О критериях отбора, о технологии проведения эксперимента и о его разновидностях (Милгрэм варьировал входящие условия, отмечая, как зависят действия Учителя от различных факторов — например, от того, как далеко сидит Ученик) автор рассказывает в первой части своей книги. Вторая же часть — наиболее увлекательная и ценная — посвящена осмыслению и анализу полученных результатов.

Выводы, к которым приходит ученый, вроде бы снимают с нас персональную ответственность за подобное поведение, но при этом заставляют пересмотреть привычные представления о самих себе. По мнению Милгрэма, механизмы, без труда превращающие обычного добродушного обывателя в бессердечный инструмент чужого произвола, практически не зависят от нашего контроля и являются следствием биологической эволюции человека. Без формирования жестких иерархических структур человечество как вид не смогло бы выжить, а главное условие формирования таких структур — безусловное и бездумное подчинение вышестоящей особи.

Иными словами, при организации в социальную пирамиду (необходимой и неизбежной с точки зрения интересов популяции) индивидуальные ценности каждого человека подвергаются небольшой, но очень значимой корректировке, результатом которой становятся тоталитаризм, Холокост и тому подобное. Сумма хороших людей может на выходе дать сообщество убийц — и мы неоднократно имели возможность быть этому свидетелями. Ну что ж, мысль не то чтобы новая (самой книге Стэнли Милгрэма 30 с лишним лет, а до него примерно о том же писала Ханна Арендт в своей знаменитой книге «Банальность зла»), но сегодня, к сожалению, актуальная как никогда.

Ирина Левонтина. О чем речь. М.: АСТ: Corpus, 2016

Нынешняя — вторая по счету — книга лингвиста Ирины Левонтиной напрямую продолжает предыдущую: те же обаятельные, остроумные и местами парадоксальные заметки о русском языке в его нынешнем состоянии. Об эволюции слов и выражений, о новых словах и способах их употребления, о точках пересечения жизни и языка (сегодня уже практически неразделимых) Левонтина пишет с академической точностью и ясностью, но при этом без всякого снобизма. Языковой пуризм, предписывающий каждому интеллигентному человеку сложить голову в неравной борьбе за кофе мужского рода, автору совершенно чужд и, более того, не слишком симпатичен. Рассматривая язык как живую, подвижную и изменчивую структуру, Левонтина в лучшем случае может позволить себе незлую иронию или мягкое недоумение: так, ее очень веселит словосочетание «сидеть на посту» (по аналогии с «сидеть на диете») или наметившееся смешение слов «харизма», «карма» и «планида» (все они теперь обозначают более или менее просто судьбу). Однако свою задачу Левонтина видит не в том, чтобы исправить и искоренить, а в том, чтобы зафиксировать, осмыслить и определить, как и в какой точке индивидуальное становится общим, где язык в самом деле меняет свое русло, а где просто выдает в сторону случайный протуберанец.

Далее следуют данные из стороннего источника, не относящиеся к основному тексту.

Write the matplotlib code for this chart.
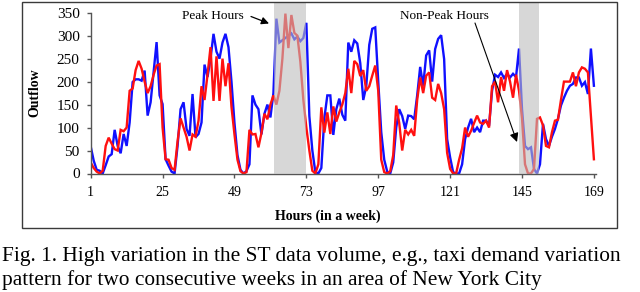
import matplotlib
matplotlib.use("Agg")
import matplotlib.pyplot as plt
from matplotlib.patches import Rectangle
import numpy as np

hours = list(range(1, 170))

week1_blue = [
    59, 28, 8, 6, 0, 18, 37, 42, 95, 60, 44, 86, 60, 111, 199, 205, 205, 202, 224, 126,
    155, 220, 286, 170, 151, 31, 17, 4, 0, 60, 140, 155, 97, 82, 173, 79, 86, 111, 237, 210,
    250, 304, 265, 250, 285, 304, 275, 200, 110, 40, 8, 0, 5, 20, 170, 150, 140, 85, 130, 150,
    122, 175, 337, 285, 290, 295, 300, 305, 292, 298, 288, 295, 328, 125, 50, 3, 0, 12, 120, 170,
    170, 84, 140, 163, 128, 115, 285, 265, 290, 283, 240, 160, 190, 280, 315, 318, 200, 90, 30, 4,
    0, 24, 100, 140, 125, 97, 126, 125, 118, 170, 232, 191, 257, 268, 200, 271, 293, 301, 249, 75,
    35, 3, 0, 0, 20, 75, 100, 119, 90, 100, 90, 115, 115, 104, 180, 215, 210, 220, 208, 217,
    209, 217, 210, 272, 140, 60, 53, 57, 10, 0, 20, 108, 75, 60, 80, 97, 119, 148, 165, 180,
    191, 195, 209, 209, 191, 199, 173, 272, 191,
]

week2_red = [
    24, 12, 4, 0, 6, 60, 78, 65, 53, 50, 95, 92, 100, 180, 185, 225, 245, 228, 200, 175,
    190, 215, 235, 238, 100, 31, 30, 12, 8, 70, 120, 100, 80, 50, 85, 80, 115, 190, 160, 215,
    275, 158, 255, 158, 250, 190, 240, 145, 85, 30, 5, 0, 3, 95, 85, 86, 57, 88, 130, 118,
    150, 170, 150, 180, 250, 348, 273, 345, 306, 300, 243, 160, 100, 50, 6, 0, 20, 144, 89, 133,
    86, 146, 113, 133, 150, 175, 228, 175, 245, 238, 212, 225, 180, 190, 213, 235, 180, 30, 3, 0,
    5, 40, 148, 110, 50, 95, 85, 95, 82, 160, 209, 175, 213, 220, 165, 160, 195, 175, 140, 45,
    10, 0, 0, 30, 55, 100, 80, 93, 110, 126, 111, 108, 115, 100, 190, 200, 155, 210, 180, 225,
    200, 165, 215, 180, 120, 20, 0, 0, 10, 119, 122, 105, 60, 57, 90, 115, 117, 160, 200, 200,
    200, 220, 190, 220, 231, 228, 220, 125, 31,
]

x_ticks = [1, 25, 49, 73, 97, 121, 145, 169]
y_ticks = [0, 50, 100, 150, 200, 250, 300, 350]
peak_span = (62.3, 73.0)
nonpeak_span = (144.1, 150.8)

W, H = 640, 292
fig = plt.figure(figsize=(W / 100, H / 100), dpi=100)
serif = ["Liberation Serif", "DejaVu Serif"]
plt.rcParams["font.family"] = serif

# outer frame
fig.patches.append(Rectangle((22 / W, 1 - 228 / H), (617 - 22) / W, (228 - 2) / H,
                             transform=fig.transFigure, fill=False,
                             edgecolor="#3a3a3a", lw=1.0))

ax_l, ax_r = 90.7, 596.0
ax_t, ax_b = 12.7, 173.5
ax = fig.add_axes([ax_l / W, 1 - ax_b / H, (ax_r - ax_l) / W, (ax_b - ax_t) / H])
ax.set_facecolor("none")

ax.plot(hours, week1_blue, color="#1010ff", lw=1.7, zorder=2, solid_joinstyle="miter")
ax.plot(hours, week2_red, color="#ff1010", lw=1.7, zorder=2.1, solid_joinstyle="miter")

ymax_frac = (ax_b - 2) / (ax_b - ax_t)
for s in (peak_span, nonpeak_span):
    ax.axvspan(s[0], s[1], ymin=0, ymax=ymax_frac, color="#bdbdbd", alpha=0.6,
               lw=0, zorder=3, clip_on=False)

ax.set_xlim(1, 169.7)
ax.set_ylim(0, 350)
ax.set_xticks(x_ticks)
ax.set_yticks(y_ticks)
ax.set_xticklabels([str(v) for v in x_ticks])
ax.set_yticklabels([str(v) for v in y_ticks])
for sp in ("top", "right"):
    ax.spines[sp].set_visible(False)
for sp in ("left", "bottom"):
    ax.spines[sp].set_color("#555555")
    ax.spines[sp].set_linewidth(1.0)
ax.tick_params(axis="both", direction="out", length=3, width=1, color="#555555",
               labelcolor="black")
ax.tick_params(axis="y", pad=5, labelsize=11)
ax.tick_params(axis="x", pad=6, labelsize=10)

fig.text(35 / W, 1 - 93 / H, "Outflow", rotation=90, ha="center", va="center",
         fontsize=10, fontweight="bold")
fig.text(327.5 / W, 1 - 216 / H, "Hours (in a week)", ha="center", va="center",
         fontsize=10, fontweight="bold")

def px2data(px, py):
    return (1 + (px - ax_l) * (169.7 - 1) / (ax_r - ax_l),
            (ax_b - py) * 350 / (ax_b - ax_t))

ax.text(*px2data(213, 16), "Peak Hours", ha="center", va="center", fontsize=9.5,
        clip_on=False)
ax.annotate("", xy=px2data(269, 23.5), xytext=px2data(251, 16.5),
            arrowprops=dict(arrowstyle="-|>", color="black", lw=0.9, mutation_scale=11,
                            shrinkA=0, shrinkB=0), annotation_clip=False)
ax.text(*px2data(444, 16), "Non-Peak Hours", ha="center", va="center", fontsize=9.5,
        clip_on=False)
ax.annotate("", xy=px2data(517, 142), xytext=px2data(475, 23),
            arrowprops=dict(arrowstyle="-|>", color="black", lw=0.8, mutation_scale=13,
                            shrinkA=0, shrinkB=0), annotation_clip=False)

fig.text(2 / W, 1 - 260.5 / H,
         "Fig. 1. High variation in the ST data volume, e.g., taxi demand variation",
         ha="left", va="baseline", fontsize=15.4)
fig.text(2 / W, 1 - 285.5 / H,
         "pattern for two consecutive weeks in an area of New York City",
         ha="left", va="baseline", fontsize=15.4)

fig.savefig("out.png", dpi=100)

«О чем речь» — из тех книг, которые, на мой вкус, нужно иметь обязательно «в бумаге», а не на электронном носителе, и раскладывать по дому в тех местах, где вам случается засесть с чашкой чая. Раскрыть в произвольном месте, прочитать две-три зарисовки, закрыть, подумать, примерить на себя, а после вернуться и продолжить — снова с любого места и все с тем же неизменным удовольствием.